Polvo - Today's Active Lifestyles (Cover Artwork)

Polvo

Today's Active Lifestyles (1993)

Merge


Throughout my college years, I despised Sonic Youth. Nonetheless, I was enthralled by the words used by my hipster friends when describing their music. I wanted to love a band whose songs inspired me to enthuse about each rambling lick as if it were a sentient entity. They argued over which seven-minute epic on Daydream Nation flowed the best and I felt like my collection of hardcore and punk records just laid there like dead fish in comparison. Thankfully, my friends were open-minded and grew to share my love for Slint, Thinking Fellers Union Local 282 and Chapel Hill indie rockers Polvo.

Polvo's second album, Today's Active Lifestyles, is one that tiptoes through the tulips. While there is an urgency coursing throughout most of the songs, it often gets totally undermined by the interplay between the two guitarists: Ash Bowie plays tightly wound, punky riffs; Dave Brylawski strums loosey-goosey classic rock chords that veer all over the road. This strange dynamic lends even their catchiest moments a ramshackle charm. For example, "Tilebreaker" is an anthemic power-pop song at its core, yet the band performs it as if they were balancing on four wobbly hubcaps threatening to fall off at any moment. "Lazy Comet" features slow, quavering guitar lines but a snappy rhythm section, and strikes a Middle Eastern vibe that also shows up at other points on the record.

Upon first listen, these shifting dynamics will annoy many.
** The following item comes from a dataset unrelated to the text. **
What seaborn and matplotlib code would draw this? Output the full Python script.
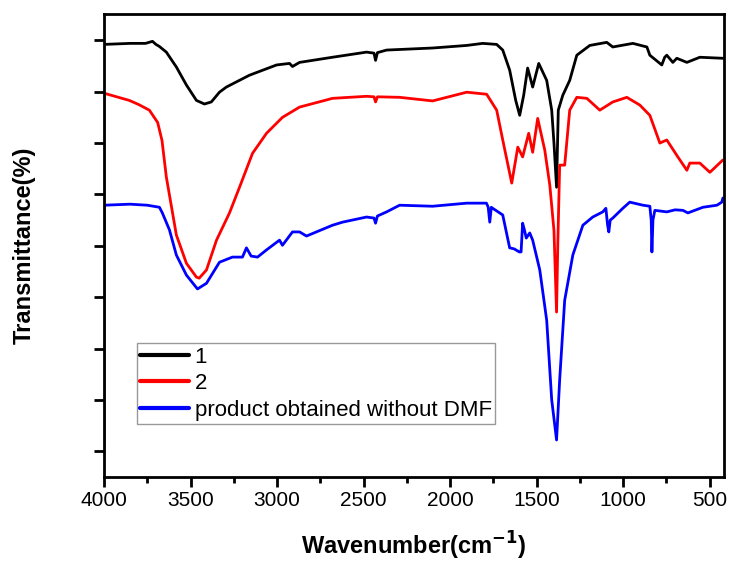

While there is a substantial amount of interesting melodies from song to song, the arrangements often break away into something completely different before basking in them for too long. At least in that respect, Today's Active Lifestyles is extremely frustrating. But had they kept just one or two melodies per song, they wouldn't have sounded like Polvo -- just like a really good Slint/Dinosaur Jr. hybrid.

One of the few cited problems with this album has been the production; it's rather flat in some areas, and Ash Bowie's nondescript vocals are buried low in the mix when they probably could have complemented many of the melodies. However, since the tinny quality of their sound disqualifies Polvo from ever being considered an energetic rock band, it is far from a fatal flaw; it actually helps to emphasize their unique ambience and guitar interplay.

For those who decide to step boldly into this release, what you will get is a mixture of the screwed-up and the undeniably beautiful, with bizarre moments sticking out like sore thumbs. Together, these elements form the musical equivalent to an abstract painting. It is hard to understand at first, but over time its structure will unfurl before your eyes.